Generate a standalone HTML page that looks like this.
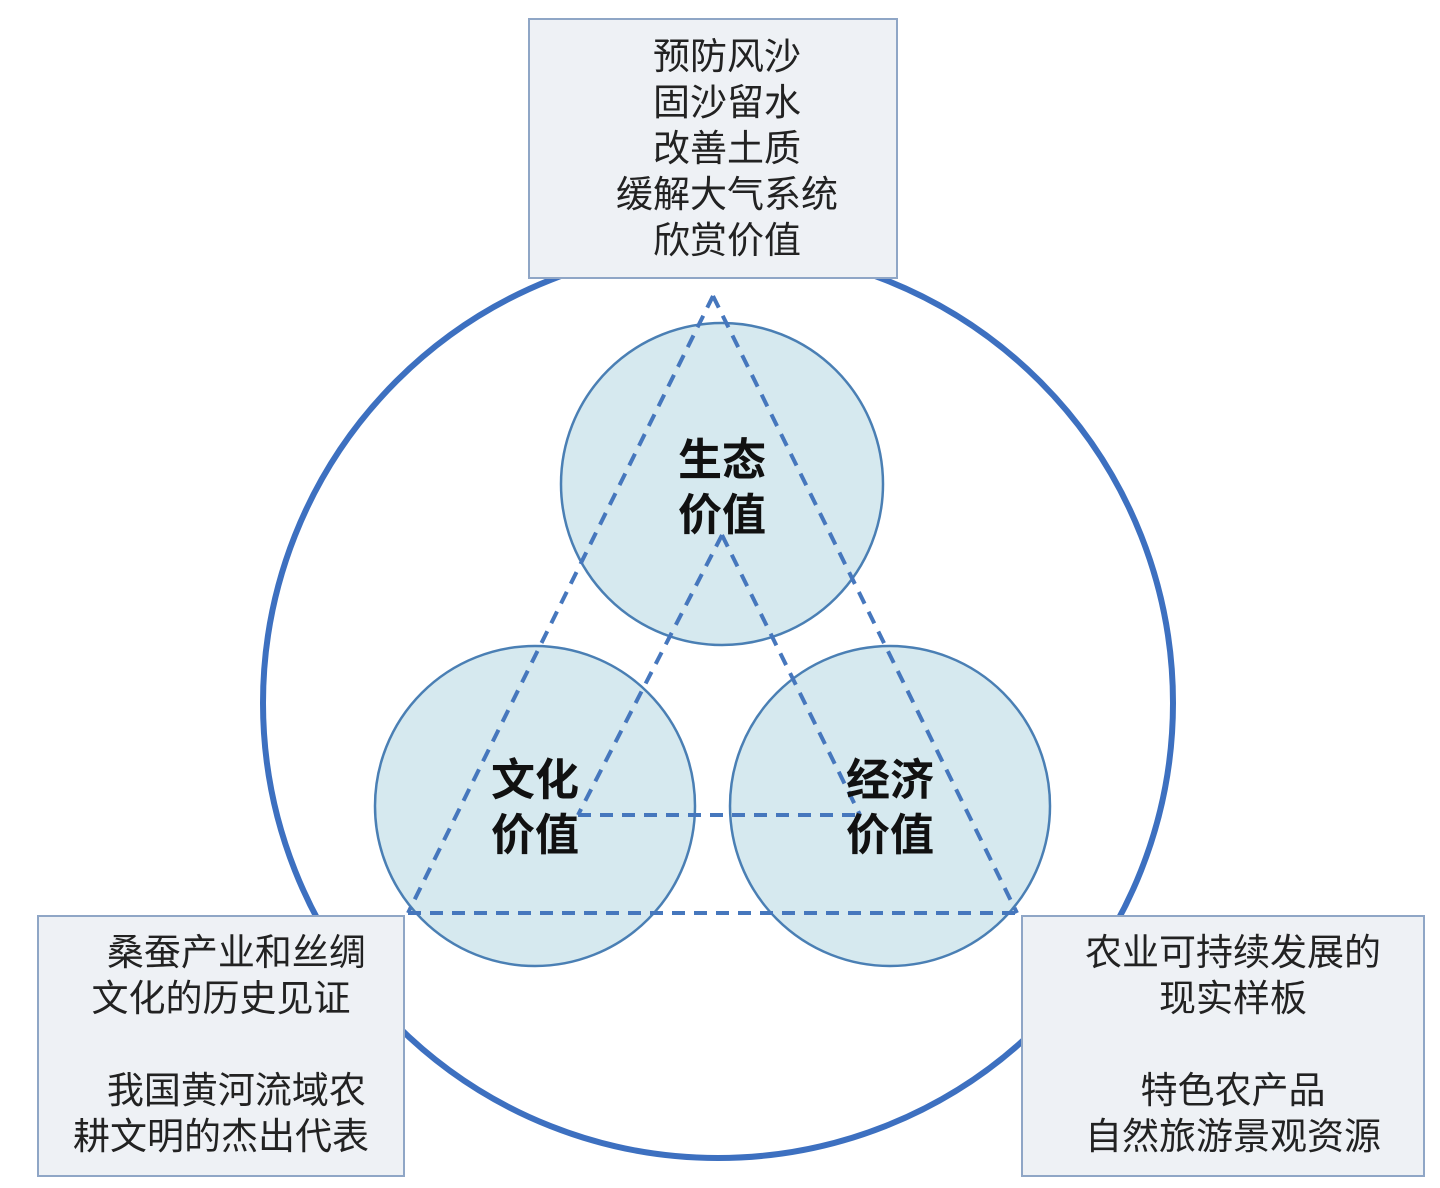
<!DOCTYPE html>
<html><head><meta charset="utf-8"><style>
body{margin:0;background:#fff;width:1440px;height:1188px;overflow:hidden;position:relative;font-family:"Liberation Sans","Noto Sans CJK SC",sans-serif}
.box{position:absolute;background:#eef1f5;border:2px solid #8fa6c6;box-sizing:border-box;color:#222;font-size:37px;line-height:46px;text-align:center}
</style></head><body>
<svg width="1440" height="1188" style="position:absolute;left:0;top:0">
<circle cx="718" cy="703" r="455" fill="none" stroke="#3d70c0" stroke-width="6"/>
<g fill="#d6e9ef" stroke="#4a7fb4" stroke-width="2.5">
<circle cx="722" cy="484" r="161"/>
<circle cx="535" cy="806" r="160"/>
<circle cx="890" cy="806" r="160"/>
</g>
<g fill="none" stroke="#4677bd" stroke-width="4" stroke-dasharray="13 9">
<line x1="713" y1="296" x2="408" y2="913"/>
<line x1="713" y1="296" x2="1017" y2="913"/>
<line x1="408" y1="913" x2="1017" y2="913"/>
<line x1="722" y1="535" x2="578" y2="815"/>
<line x1="722" y1="535" x2="860" y2="815"/>
<line x1="578" y1="815" x2="860" y2="815"/>
</g>
<g font-family="Liberation Sans,Noto Sans CJK SC,sans-serif" font-weight="bold" font-size="44" fill="#111" text-anchor="middle">
<text x="722" y="475">生态</text><text x="722" y="530">价值</text>
<text x="535" y="795">文化</text><text x="535" y="850">价值</text>
<text x="890" y="795">经济</text><text x="890" y="850">价值</text>
</g>
</svg>
<div class="box" style="left:528px;top:18px;width:370px;height:261px;padding-top:14px;padding-left:28px">预防风沙<br>固沙留水<br>改善土质<br>缓解大气系统<br>欣赏价值</div>
<div class="box" style="left:37px;top:915px;width:368px;height:262px;padding-top:13px">&nbsp;&nbsp;&nbsp;桑蚕产业和丝绸<br>文化的历史见证<br><br>&nbsp;&nbsp;&nbsp;我国黄河流域农<br>耕文明的杰出代表</div>
<div class="box" style="left:1021px;top:915px;width:404px;height:262px;padding-top:13px;padding-left:20px">农业可持续发展的<br>现实样板<br><br>特色农产品<br>自然旅游景观资源</div>
</body></html>
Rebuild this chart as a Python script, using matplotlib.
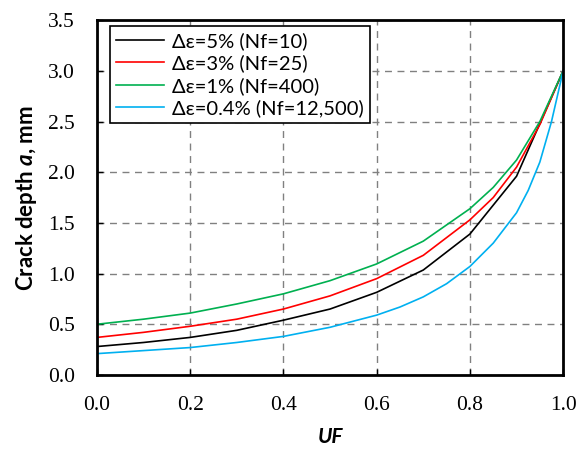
import matplotlib
matplotlib.use("Agg")
import matplotlib.pyplot as plt
from matplotlib.ticker import FormatStrFormatter

# crack depth vs usage fraction for four strain ranges
uf_5 = [0.0, 0.1, 0.2, 0.3, 0.4, 0.5, 0.6, 0.7, 0.8, 0.9, 1.0]
a_5 = [0.28, 0.32, 0.37, 0.44, 0.54, 0.65, 0.815, 1.035, 1.39, 1.96, 3.0]

uf_3 = [0.0, 0.1, 0.2, 0.3, 0.4, 0.5, 0.6, 0.7, 0.8, 0.85, 0.9, 0.95, 1.0]
a_3 = [0.37, 0.42, 0.48, 0.55, 0.65, 0.78, 0.95, 1.18, 1.53, 1.75, 2.05, 2.47, 3.0]

uf_1 = [0.0, 0.1, 0.2, 0.3, 0.4, 0.5, 0.6, 0.7, 0.8, 0.85, 0.9, 0.95, 1.0]
a_1 = [0.50, 0.55, 0.61, 0.70, 0.80, 0.93, 1.095, 1.32, 1.64, 1.85, 2.12, 2.50, 3.0]

uf_04 = [0.0, 0.1, 0.2, 0.3, 0.4, 0.5, 0.6, 0.65, 0.7, 0.75, 0.8, 0.85, 0.9, 0.925, 0.95, 0.975, 1.0]
a_04 = [0.21, 0.24, 0.27, 0.32, 0.38, 0.47, 0.59, 0.67, 0.77, 0.90, 1.07, 1.30, 1.60, 1.82, 2.10, 2.50, 3.0]

labels = ["Δε=5% (Nf=10)", "Δε=3% (Nf=25)", "Δε=1% (Nf=400)", "Δε=0.4% (Nf=12,500)"]
colors = ["black", "#ff0000", "#00b050", "#00b0f0"]
xticks = [0.0, 0.2, 0.4, 0.6, 0.8, 1.0]
yticks = [0.0, 0.5, 1.0, 1.5, 2.0, 2.5, 3.0, 3.5]

plt.rcParams['mathtext.fontset'] = 'custom'
plt.rcParams['mathtext.it'] = 'Lato:bold:italic'

fig = plt.figure(figsize=(5.77, 4.49), dpi=100)
ax = fig.add_axes([0.168, 0.165, 0.808, 0.79])

for xs, ys, lab, c in zip([uf_5, uf_3, uf_1, uf_04], [a_5, a_3, a_1, a_04], labels, colors):
    ax.plot(xs, ys, color=c, lw=1.2, label=lab)

ax.set_xlim(0, 1.0)
ax.set_ylim(0, 3.5)
ax.set_xticks(xticks)
ax.set_yticks(yticks)
ax.xaxis.set_major_formatter(FormatStrFormatter("%.1f"))
ax.yaxis.set_major_formatter(FormatStrFormatter("%.1f"))
ax.tick_params(direction="in", length=4, width=1, labelsize=15.5, labelfontfamily="Liberation Serif")
ax.tick_params(axis="x", pad=15)
ax.tick_params(axis="y", pad=16)
ax.grid(True, color="#808080", ls=(0, (5, 4)), lw=1)

for s in ax.spines.values():
    s.set_linewidth(2)
    s.set_color("black")

ax.set_xlabel("UF", family="Lato", fontweight="bold", style="italic", fontsize=15, labelpad=9)
ax.set_ylabel("Crack depth $a$, mm", family="Lato", fontweight="bold", fontsize=16, labelpad=6)

leg = ax.legend(loc="upper left", bbox_to_anchor=(0.028, 0.983), prop={"family": "Lato", "size": 14.5},
                fancybox=False, framealpha=1, edgecolor="black", handlelength=2.4,
                borderaxespad=0, labelspacing=0.22, handletextpad=0.4, borderpad=0.3)
leg.get_frame().set_linewidth(1.2)

fig.savefig("out.png", dpi=100)
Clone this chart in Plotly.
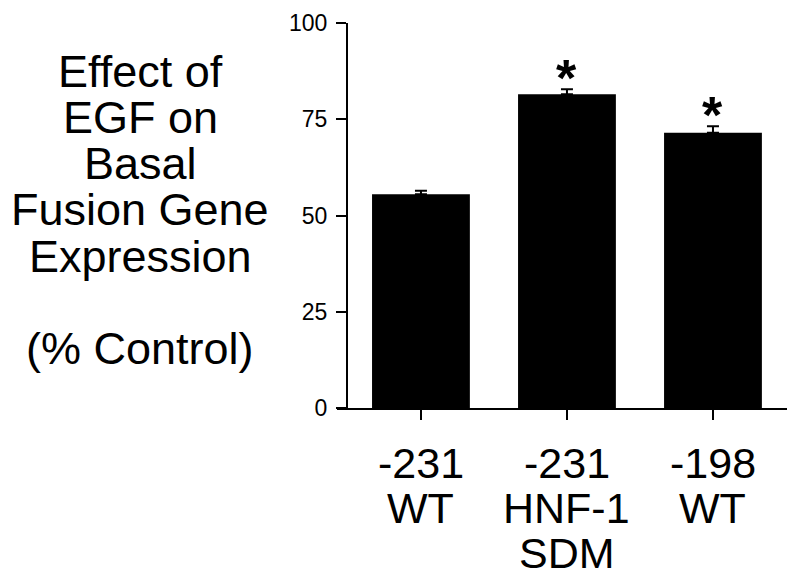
import plotly.graph_objects as go

label_lines = [["-231", "WT"], ["-231", "HNF-1", "SDM"], ["-198", "WT"]]
values = [55.5, 81.5, 71.5]
errors = [0.9, 1.3, 1.7]
significant = [False, True, True]
y_ticks = [0, 25, 50, 75, 100]
title_lines = ["Effect of", "EGF on", "Basal", "Fusion Gene", "Expression", "", "(% Control)"]

FONT = "Liberation Sans, Arial, Helvetica, sans-serif"
xs = list(range(len(label_lines)))

# page has an 8px body margin; figure is sized to fit the remaining window
OFF = 8
W, H = 800 - OFF, 583 - OFF
L, R, T, B = 337 - OFF, 13, 23 - OFF, 175
pw, ph = W - L - R, H - T - B

fig = go.Figure()
fig.add_trace(go.Bar(
    x=xs, y=values, width=0.67,
    marker=dict(color="black", line=dict(width=0)),
    error_y=dict(type="data", array=errors, arrayminus=[0] * len(errors), symmetric=False,
                 color="black", thickness=2, width=6),
))

ann = []
for i, (v, e, s) in enumerate(zip(values, errors, significant)):
    if s:
        ann.append(dict(x=i, y=v + e, xref="x", yref="y", text="<b>*</b>", showarrow=False,
                        yanchor="bottom", yshift=-20, font=dict(size=52, color="black", family=FONT)))
for i, lines in enumerate(label_lines):
    for j, t in enumerate(lines):
        ann.append(dict(x=i, y=0, xref="x", yref="y", text=t, showarrow=False,
                        yanchor="middle", yshift=-54.5 - 45 * j,
                        font=dict(size=43, color="black", family=FONT)))
for j, t in enumerate(title_lines):
    if not t:
        continue
    cy = 71 + 46.3 * j - OFF
    ann.append(dict(x=(140 - OFF - L) / pw, y=1 - (cy - T) / ph, xref="paper", yref="paper",
                    text=t, showarrow=False, xanchor="center", yanchor="middle",
                    font=dict(size=45, color="black", family=FONT)))

fig.update_layout(
    width=W, height=H,
    margin=dict(l=L, r=R, t=T, b=B, autoexpand=False),
    plot_bgcolor="white", paper_bgcolor="white",
    showlegend=False,
    annotations=ann,
    xaxis=dict(range=[-0.575, 2.507], tickvals=xs, ticktext=[""] * len(xs),
               showline=True, linecolor="black", linewidth=2,
               ticks="outside", ticklen=10, tickwidth=2, tickcolor="black",
               showgrid=False, zeroline=False, fixedrange=True),
    yaxis=dict(range=[0, 100], tickvals=y_ticks, anchor="free", position=10 / pw,
               showline=True, linecolor="black", linewidth=2,
               ticks="outside", ticklen=10, tickwidth=2, tickcolor="black",
               ticklabelstandoff=4,
               tickfont=dict(size=23, color="black", family=FONT),
               showgrid=False, zeroline=False, fixedrange=True),
)
fig.write_html("out.html")
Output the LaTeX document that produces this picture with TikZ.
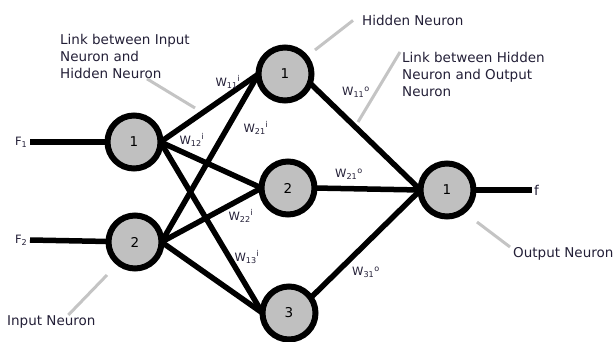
\documentclass[tikz,border=0pt]{standalone}
\usepackage{fontspec}
\setmainfont{DejaVu Sans}

\definecolor{ink}{RGB}{35,31,55}
\definecolor{cellgray}{RGB}{192,192,192}
\definecolor{ptrgray}{RGB}{196,196,196}

\tikzset{
  neuron/.style={circle,draw=black,fill=cellgray,line width=6pt,minimum size=53pt,
    inner sep=0pt,outer sep=0pt,font=\fontsize{13.5}{16}\selectfont},
  syn/.style={line width=5.5pt},
  ptr/.style={draw=ptrgray,line width=3pt},
  wlab/.style={inner sep=0pt,text=ink,font=\fontsize{11.5}{14}\selectfont},
  note/.style={inner sep=0pt,align=left,text=ink,font=\fontsize{13.5}{17}\selectfont},
}

\begin{document}
\begin{tikzpicture}[x=1pt,y=-1pt]
\useasboundingbox (0,0) rectangle (614,341);

\node[neuron] (i1) at (134,142) {1}; % ingressi
\node[neuron] (i2) at (135,242) {2};
\node[neuron] (h1) at (285,74) {1}; % nascosti
\node[neuron] (h2) at (288,188) {2};
\node[neuron] (h3) at (289,313) {3};
\node[neuron] (o1) at (447,190) {1}; % uscita

\node[wlab,anchor=east,inner sep=2.5pt] (F1) at (30,142) {F\textsubscript{1}};
\node[wlab,anchor=east,inner sep=2.5pt] (F2) at (30,240) {F\textsubscript{2}};
\node[wlab,anchor=west,inner sep=2pt,font=\fontsize{13.5}{16}\selectfont] (f) at (532,190) {f};

\draw[syn] (F1.east) -- (i1);
\draw[syn] (F2.east) -- (i2);
\draw[syn] (i1.east) -- (h1.west);
\draw[syn] (i1.east) -- (h2.west);
\draw[syn] (i1.east) -- (h3.west);
\draw[syn] (i2.east) -- (h1.west);
\draw[syn] (i2.east) -- (h2.west);
\draw[syn] (i2.east) -- (h3.west);
\draw[syn] (h1.-20) -- (o1.west);
\draw[syn] (h2.east) -- (o1.west);
\draw[syn] (h3.35) -- (o1.west);
\draw[syn] (o1) -- (f.west);

% pesi
\node[wlab] (w11i) at (228,82) {W\textsubscript{11}\textsuperscript{i}};
\node[wlab] (w21i) at (256,128) {W\textsubscript{21}\textsuperscript{i}};
\node[wlab] (w12i) at (192,140) {W\textsubscript{12}\textsuperscript{i}};
\node[wlab] (w22i) at (241,216) {W\textsubscript{22}\textsuperscript{i}};
\node[wlab] (w13i) at (247,257) {W\textsubscript{13}\textsuperscript{i}};
\node[wlab] (w11o) at (356,92) {W\textsubscript{11}\textsuperscript{o}};
\node[wlab] (w21o) at (349,174) {W\textsubscript{21}\textsuperscript{o}};
\node[wlab] (w31o) at (366,272) {W\textsubscript{31}\textsuperscript{o}};

% didascalie
\node[note,anchor=north west] (lblIH) at (60,34) {Link between Input\\Neuron and\\Hidden Neuron};
\node[note,anchor=north west] (lblHid) at (362,15) {Hidden Neuron};
\node[note,anchor=north west] (lblHO) at (402,52) {Link between Hidden\\Neuron and Output\\Neuron};
\node[note,anchor=north west] (lblOut) at (513,247) {Output Neuron};
\node[note,anchor=north west] (lblIn) at (7,315) {Input Neuron};

\coordinate (pIH) at (195,108);
\coordinate (pHid) at (315,50);
\coordinate (pHO) at (358,122);
\coordinate (pOut) at (477,222);
\coordinate (pIn) at (107,275);

\draw[ptr] ([xshift=22pt]lblIH.south) -- (pIH);
\draw[ptr] ([xshift=-9pt]lblHid.west) -- (pHid);
\draw[ptr] ([xshift=-2pt]lblHO.north west) -- (pHO);
\draw[ptr] ([xshift=-3pt]lblOut.north west) -- (pOut);
\draw[ptr] ([xshift=17pt]lblIn.north) -- (pIn);

\end{tikzpicture}
\end{document}
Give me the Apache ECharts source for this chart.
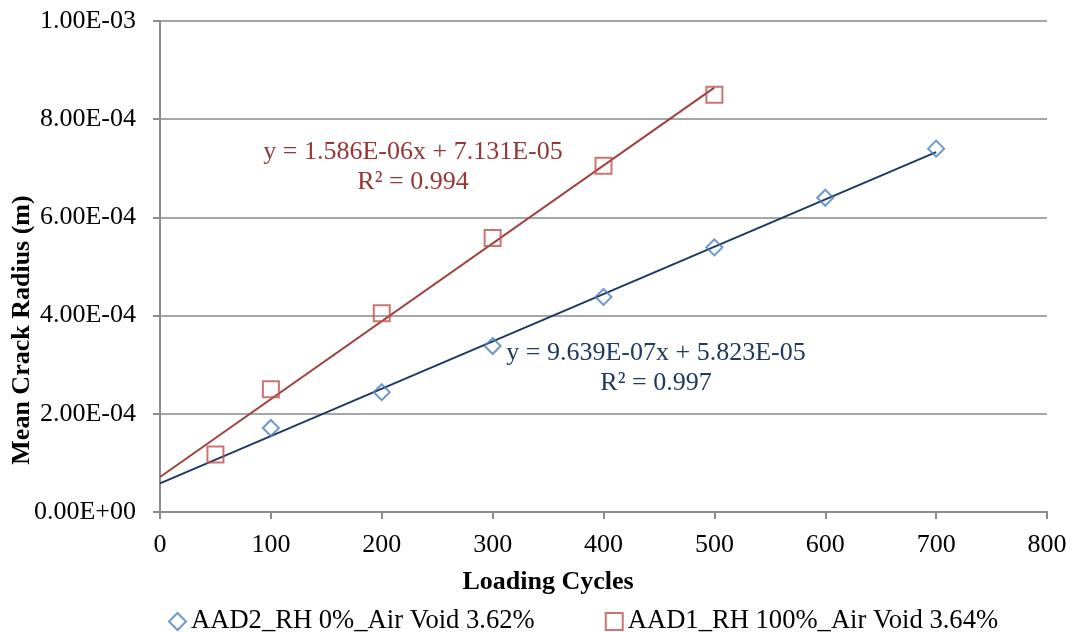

........

Problem to solve: Start at the line with "Rebuild this chart", stop at the line with "2.05, 2.47, 3.0]", both lines included, and repeat that span exactly without its pictures.

Exercise result:
Rebuild this chart as a Python script, using matplotlib.
import matplotlib
matplotlib.use("Agg")
import matplotlib.pyplot as plt
from matplotlib.ticker import FormatStrFormatter

# crack depth vs usage fraction for four strain ranges
uf_5 = [0.0, 0.1, 0.2, 0.3, 0.4, 0.5, 0.6, 0.7, 0.8, 0.9, 1.0]
a_5 = [0.28, 0.32, 0.37, 0.44, 0.54, 0.65, 0.815, 1.035, 1.39, 1.96, 3.0]

uf_3 = [0.0, 0.1, 0.2, 0.3, 0.4, 0.5, 0.6, 0.7, 0.8, 0.85, 0.9, 0.95, 1.0]
a_3 = [0.37, 0.42, 0.48, 0.55, 0.65, 0.78, 0.95, 1.18, 1.53, 1.75, 2.05, 2.47, 3.0]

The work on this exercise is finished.